Aggregating and Grouping

Grouping:

  • Reduces many rows down to fewer rows.
  • Done by GROUP BY keyword.
  • Visualizing the result is key to use.

Aggregates:

  • Reduces many values down to one.
  • Done by using 'aggregate functions'.

Picturing Group By

SELECT user_id FROM comments GROUP BY user_id;

Our query is trying to find the unique values of our user_id.

There is a big catch. We cannot select any columns from our original table that is not a GROUPED column. If you do not, you will get an error.

Aggregate Functions

Some examples of aggregate functions are COUNT(), MAX(), MIN(), SUM(), AVG().

SELECT MAX(id) FROM comments; -- 100 SELECT MIN(id) FROM comments; -- 1

You cannot aggregate on a column and select that column at the same time.

Combining GROUP BY and Aggregate Functions

When using GROUP BY, you can actually select the results of aggregate functions.

The following would work.

SELECT user_id, MAX(id) FROM comments GROUP BY user_id;

A good use case of this is COUNT.

SELECT user_id, COUNT(id) as num_comments_created FROM comments GROUP BY user_id;

A Gotcha With COUNT

If you use COUNT on columns, NULL values ARE NOT COUNTED by default.

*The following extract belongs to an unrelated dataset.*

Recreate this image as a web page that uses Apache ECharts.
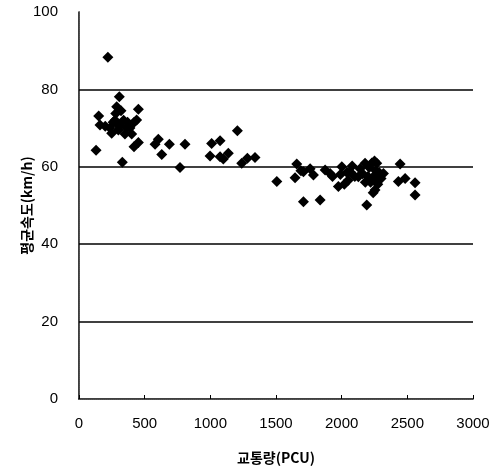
<!DOCTYPE html>
<html><head><meta charset="utf-8">
<script src="https://cdn.jsdelivr.net/npm/echarts@6/dist/echarts.min.js"></script>
<style>html,body{margin:0;padding:0;background:#fff}#c{width:502px;height:470px}</style>
</head><body><div id="c"></div>
<script>
const xTicks = [0, 500, 1000, 1500, 2000, 2500, 3000];
const yTicks = [0, 20, 40, 60, 80, 100];
const gridValues = [20, 40, 60, 80];
const xName = '교통량(PCU)';
const yName = '평균속도(km/h)';
// traffic volume (PCU)
const volume = [
  220,150,130,330,307,287,280,452,160,200,236,260,274,300,312,340,363,388,401,420,439,350,249,290,452,419,320,370,
  604,579,688,630,807,769,1010,1074,998,1074,1137,1099,1206,1239,1282,1340,1506,
  1645,1658,1690,1709,1709,1760,1785,1836,1874,1912,1930,1975,1990,2001,2020,2040,2064,2080,2100,2127,2140,2160,2178,2191,2200,2210,2220,2230,2241,2254,2260,2267,2275,2285,2300,2318,2240,2445,2432,2483,2559,2559,2050,2180,2250,2270
];
// average speed (km/h)
const speed = [
  88.3,73.1,64.3,61.2,78.1,75.5,73.8,74.9,70.8,70.5,70,71.5,72,69.5,70.8,72,70,70,68.5,71.5,72.1,68.5,68.7,71,66.3,65.2,74.5,71.5,
  67.1,65.8,65.8,63.2,65.8,59.8,66,66.7,62.8,62.6,63.5,62,69.3,60.9,62.2,62.4,56.2,
  57.2,60.7,59,58.7,51,59.5,57.9,51.4,59.2,58.3,57.5,54.9,58,60,55.5,58.5,58.7,60.2,57.5,57.4,59.5,58.2,60.9,50.1,57.5,59.8,56,61,57.4,54,59,60.9,55.5,58.5,57,58.3,53.3,60.7,56.2,57,55.9,52.7,56.5,56,61.5,56.5
];
const pts = volume.map((v, i) => [v, speed[i]]);
const chart = echarts.init(document.getElementById('c'));
const lbl = {color:'#000', fontFamily:'Liberation Sans, Arial, sans-serif', fontSize:15};
const nameStyle = {color:'#000', fontFamily:'Noto Sans CJK KR', fontWeight:'bold', fontSize:14};
chart.setOption({
  animation:false,
  grid:{left:79, right:29, top:12, bottom:71},
  xAxis:[{
    type:'value', min:xTicks[0], max:xTicks[xTicks.length-1], interval:500,
    name:xName, nameLocation:'middle', nameGap:52, nameTextStyle:nameStyle,
    axisLine:{lineStyle:{color:'#000', width:1.5}},
    axisTick:{inside:true, length:4, lineStyle:{color:'#000'}},
    axisLabel:Object.assign({margin:17, formatter: v => String(v)}, lbl),
    splitLine:{show:false}
  },{
    type:'value', position:'top', min:0, max:3000,
    axisLine:{show:true, lineStyle:{color:'#555', type:'dotted', width:1}},
    axisTick:{show:false}, axisLabel:{show:false}, splitLine:{show:false}
  }],
  yAxis:[{
    type:'value', min:yTicks[0], max:yTicks[yTicks.length-1], interval:20,
    name:yName, nameLocation:'middle', nameGap:45, nameMoveOverlap:false, nameTextStyle:nameStyle,
    axisLine:{show:true, lineStyle:{color:'#000', width:1.5}},
    axisTick:{show:false},
    axisLabel:Object.assign({margin:21}, lbl),
    splitLine:{show:false}
  },{
    type:'value', position:'right', min:0, max:100,
    axisLine:{show:true, lineStyle:{color:'#555', type:'dotted', width:1}},
    axisTick:{show:false}, axisLabel:{show:false}, splitLine:{show:false}
  }],
  series:[{
    type:'scatter', data:pts, symbol:'diamond', symbolSize:11,
    itemStyle:{color:'#000', opacity:1},
    markLine:{silent:true, symbol:'none', label:{show:false},
      lineStyle:{color:'#000', type:'solid', width:1.5},
      data:gridValues.map(v => ({yAxis:v}))}
  }]
});
</script></body></html>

You are best to use COUNT(*) to count up the number of rows.

Filtering Groups With Having

The difference between WHERE and HAVING is that WHERE will filter on the set of rows while HAVING filters the set of groups.

You will never see a HAVING without a GROUP BY.

"Find the number of comments for each photo where the photo_id is less than 3 and the photo has more than 2 comments."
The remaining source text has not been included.